The author takes a fascinating look at the life of Srila Prabhupada, the man who built ISKCON from scratch after arriving in America with almost nothing at the age of 69. It is a deep dive into how ancient spiritual wisdom can actually fix the holes in modern management theories. Sengupta points out that while the corporate world loves the idea of servant leadership, Prabhupada took it to a deeper level through the Prabhu principle. He taught that true authority is not about power-it is a by-product of understanding that we are, at our core, servants of the Divine. This shifts the entire focus of a leader away from the ego and towards a genuine sense of service.
This book completely flips the idea of a leader on its head. It stops being about your own ego and starts being about actually serving people. One of the coolest parts is when the author talks about Maslow’s hierarchy of needs.
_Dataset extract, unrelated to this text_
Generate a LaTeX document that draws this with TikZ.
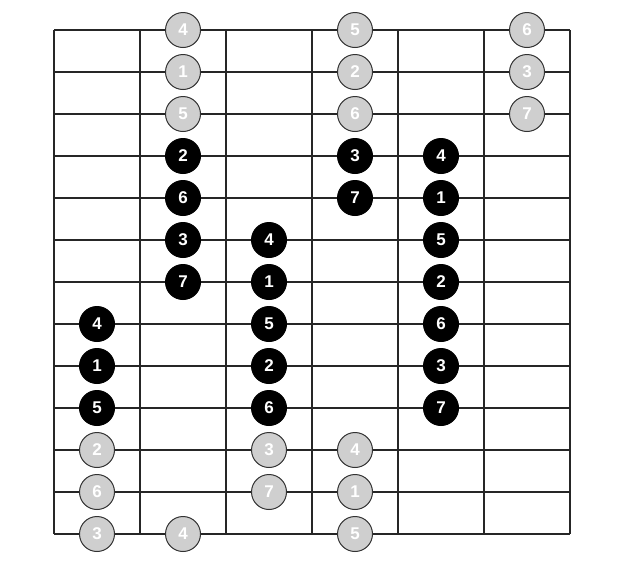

He says that while Maslow stops at just feeling good about yourself, Prabhupada’s wisdom starts right there and pushes you even further towards spiritual peace. This is what he calls Total Bhakti Management. It basically means that a person’s real value is not just their technical skill, but their honesty and heart. It suggests that a boss who stays calm whether they are winning or losing is far more effective than someone just chasing numbers.
The story also shows how much guts Prabhupada really had. Sengupta describes him as the kind of leader who did the impossible-turning 1960s hippies into disciplined monks. He did not use some fancy boardroom slide deck to do it. He just lived simply and stayed true to his word. That kind of ‘leading by example’ is where real charisma comes from.
The book also talks about why a clean space and a clean mind matter so much. For Prabhupada, being clean was a way to get closer to God and keep the soul motivated. He even brings up Porter’s Five Forces, but looks at them in a totally different way. He points out that when you are on a spiritual mission, the whole idea of competition just fades away, since everyone is pushing towards the same shared goal. This total honesty helped him pick the right people-those with high integrity — to build a movement that covered the whole world.

If you are feeling burnt out by the modern hustle, this book is basically a toolkit. It gives you a ‘Monk’s Motto’, which says the only real failure is forgetting to offer your work to something higher. By the end, Sengupta makes you realise that connecting your job to a bigger purpose does not hold you back. It actually gives you a massive burst of energy to reach heights you never imagined. By doing things like keeping a ‘grace journal’, a leader learns that real impact comes from being humbleand having empathy, not just hitting targets.
The Sing ,Dance and Lead toolkit acts as the final anchor here, proving that true leadership is just a natural result of serving others. It teaches us that connecting our work to a higher calling taps into a level of motivation that money or titles simply fail to touch. At the end of the day, the book shows that once you stop chasing power and start offering up your hard work as a gift to the Divine, you become more effective than any business theory could ever make you.